__PROVIDED MATERIAL__.
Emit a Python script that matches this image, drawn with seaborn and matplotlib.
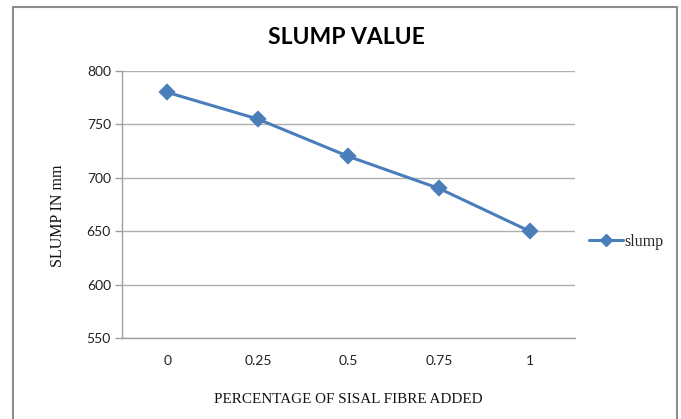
import matplotlib
matplotlib.use("Agg")
import matplotlib.pyplot as plt
import seaborn as sns
import pandas as pd
import numpy as np
from matplotlib.patches import Rectangle
from matplotlib.lines import Line2D

categories = ["0", "0.25", "0.5", "0.75", "1"]
slump = [780, 755, 720, 690, 650]
yticks = [550, 600, 650, 700, 750, 800]

sns.set_theme(style="white")

W, H = 681, 419
fig = plt.figure(figsize=(W / 100, H / 100), dpi=100)
ax = fig.add_axes([122 / W, (H - 338) / H, (575 - 122) / W, (338 - 71) / H])

df = pd.DataFrame({"pct": categories, "slump": slump})
color = "#4A7EBB"
sns.pointplot(data=df, x="pct", y="slump", order=categories, color=color,
              markers="D", markersize=7, linewidth=2.2, ax=ax, errorbar=None)

ax.set_xlim(-0.5, len(categories) - 0.5)
ax.set_ylim(yticks[0], yticks[-1])
ax.set_yticks(yticks)
ax.set_yticklabels([str(v) for v in yticks], fontsize=10, family="Lato", color="#222222")
ax.set_xticks(range(len(categories)))
ax.set_xticklabels(categories, fontsize=10, family="Lato", color="#222222")
ax.set_xticks(np.arange(-0.5, len(categories), 1.0), minor=True)
ax.tick_params(axis="x", which="major", length=0, pad=12)
ax.tick_params(axis="x", which="minor", length=5, color="#A0A0A0", direction="out", width=1)
ax.tick_params(axis="y", which="major", length=5, color="#A0A0A0", direction="out", width=1, pad=3, left=True)

ax.grid(axis="y", color="#B0B0B0", linewidth=1)
ax.set_axisbelow(True)
for s in ["top", "right"]:
    ax.spines[s].set_visible(False)
for s in ["left", "bottom"]:
    ax.spines[s].set_color("#A0A0A0")
    ax.spines[s].set_linewidth(1)

ax.set_xlabel("PERCENTAGE OF SISAL FIBRE ADDED", family="Liberation Serif", fontsize=10.9,
              color="#111111", labelpad=19)
ax.set_ylabel("SLUMP IN mm", family="Liberation Serif", fontsize=11.5, color="#111111")
ax.yaxis.set_label_coords((66 - 122) / 453, (338 - 216) / 267)

fig.text(346 / W, 1 - 37 / H, "SLUMP VALUE", family="Lato", fontweight="bold",
         fontsize=16.5, ha="center", va="center", color="#000000")

handle = Line2D([], [], color=color, linewidth=2.2, marker="D", markersize=6)
leg = ax.legend([handle], ["slump"], loc="center left", bbox_to_anchor=(1.0, 0.36),
                frameon=False, handlelength=2.1, handletextpad=0.1,
                prop={"family": "Liberation Serif", "size": 11.5})

fig.patches.append(Rectangle((12.5 / W, -0.05), (677 - 12.5) / W, 1.05 - 7.5 / H,
                             transform=fig.transFigure, fill=False,
                             edgecolor="#8C8C8C", linewidth=1.5))

fig.savefig("out.png", dpi=100)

__GIVEN EXERCISE__.
Return only the lines running from the top of the data to the line that holds "width=1, pad=3, left=True)". Include both of those lines, but skip the pictures.

__FULL RESPONSE__.
Emit a Python script that matches this image, drawn with seaborn and matplotlib.
import matplotlib
matplotlib.use("Agg")
import matplotlib.pyplot as plt
import seaborn as sns
import pandas as pd
import numpy as np
from matplotlib.patches import Rectangle
from matplotlib.lines import Line2D

categories = ["0", "0.25", "0.5", "0.75", "1"]
slump = [780, 755, 720, 690, 650]
yticks = [550, 600, 650, 700, 750, 800]

sns.set_theme(style="white")

W, H = 681, 419
fig = plt.figure(figsize=(W / 100, H / 100), dpi=100)
ax = fig.add_axes([122 / W, (H - 338) / H, (575 - 122) / W, (338 - 71) / H])

df = pd.DataFrame({"pct": categories, "slump": slump})
color = "#4A7EBB"
sns.pointplot(data=df, x="pct", y="slump", order=categories, color=color,
              markers="D", markersize=7, linewidth=2.2, ax=ax, errorbar=None)

ax.set_xlim(-0.5, len(categories) - 0.5)
ax.set_ylim(yticks[0], yticks[-1])
ax.set_yticks(yticks)
ax.set_yticklabels([str(v) for v in yticks], fontsize=10, family="Lato", color="#222222")
ax.set_xticks(range(len(categories)))
ax.set_xticklabels(categories, fontsize=10, family="Lato", color="#222222")
ax.set_xticks(np.arange(-0.5, len(categories), 1.0), minor=True)
ax.tick_params(axis="x", which="major", length=0, pad=12)
ax.tick_params(axis="x", which="minor", length=5, color="#A0A0A0", direction="out", width=1)
ax.tick_params(axis="y", which="major", length=5, color="#A0A0A0", direction="out", width=1, pad=3, left=True)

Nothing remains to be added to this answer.